Warning that today is not the “Fourth Industrial Revolution” some envision, Wheeler calls for a new era of public interest oversight that leaves behind industrial-era regulatory ideas to embrace a new process of agile, supervised, and enforced code setting that protects consumers and competition while encouraging continued innovation. Wheeler combines insights from his experience at the highest echelons of business and government to create a compelling portrait of the need to balance entrepreneurial innovation with the public good.
“Once again, Tom Wheeler makes sense out of the dizzying technological changes that often seem to initially befuddle and beset us before they come into sharper focus, a focus he brings to each page and each new idea. . . it sometimes takes an original thinker to make clearer the “mess” in front of us. Bravo!" — Ken Burns©2023 The Brookings Institution (P)2023 Bloomsbury Publishing PLC
Reseñas de la crítica
Lax regulation has allowed the most powerful tech companies to become 'pseudo-governments' imposing their will on the public, according to this impassioned broadside. Wheeler, former chairman of the Federal Communications Commission during the Obama administration, draws parallels between the Gilded Age and the present, noting that the income inequality and market concentration that characterize both eras were ameliorated in the 19th century by 'antitrust law and regulatory oversight.' Advocating for the use of similar tools to curtail the power of Alphabet (Google), Amazon, Apple, Meta (Facebook), and Microsoft, Wheeler warns that these companies have been implementing invasive data collecting and other problematic practices with few means for users to push back. Wheeler persuasively makes the case that tech CEOs can’t be trusted to regulate themselves.... It’s a potent primer on the need to rein in big tech.
A detailed, well-researched rundown of the runaway tech sector. Wheeler is a former chairman of the Federal Communication Corporation and a successful venture capitalist, so when it comes to regulation of the tech giants that dominate the U.S. economy, he is a person whose voice should be heard. In this follow-up to From Gutenberg to Google, the author argues that the past few decades are similar to the Gilded Age following the Civil War, when powerful barons built enormous wealth by harnessing new technologies.
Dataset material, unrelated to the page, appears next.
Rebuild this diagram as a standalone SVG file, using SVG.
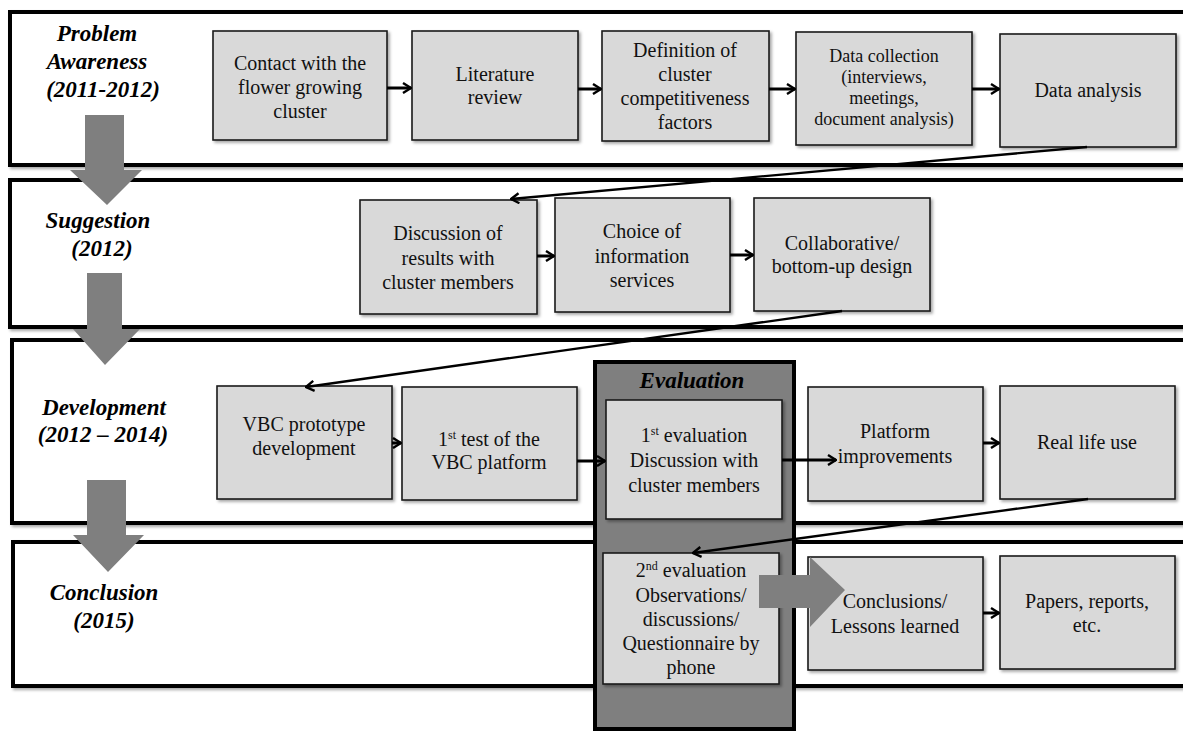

They used their power to bury potential competitors and intimidate politicians, but they met their match in Theodore Roosevelt, who broke up the monopolies and established a regulatory system. Wheeler sees enough similarities to draw useful lessons for ways to leash the tech beasts, and he presents a host of proposals. A crucial move would be to ensure that competition can flourish through a rewriting of the outmoded regulations and laws to shift the emphasis from technical rules to behavioral standards. The liability rules for social media companies must be revised with the public interest, not corporations, in mind. Wheeler believes that there is currently a window of opportunity created by a high level of community distrust of big tech. This might be true, but it is by no means clear that the distrust translates into an organized impetus for increased regulation, which would mean a period of disruption. Moreover, the tech behemoths have invested billions in political protection. At the moment, there are no Rooseveltian figures on either side of the political spectrum. Wheeler’s ideas are important, and policymakers should read this book carefully. Finding the courage to act on it, however, does not seem likely. With a firm sense of history and an eye on the future, Wheeler lays out a rock-solid plan for controlling the tech giants.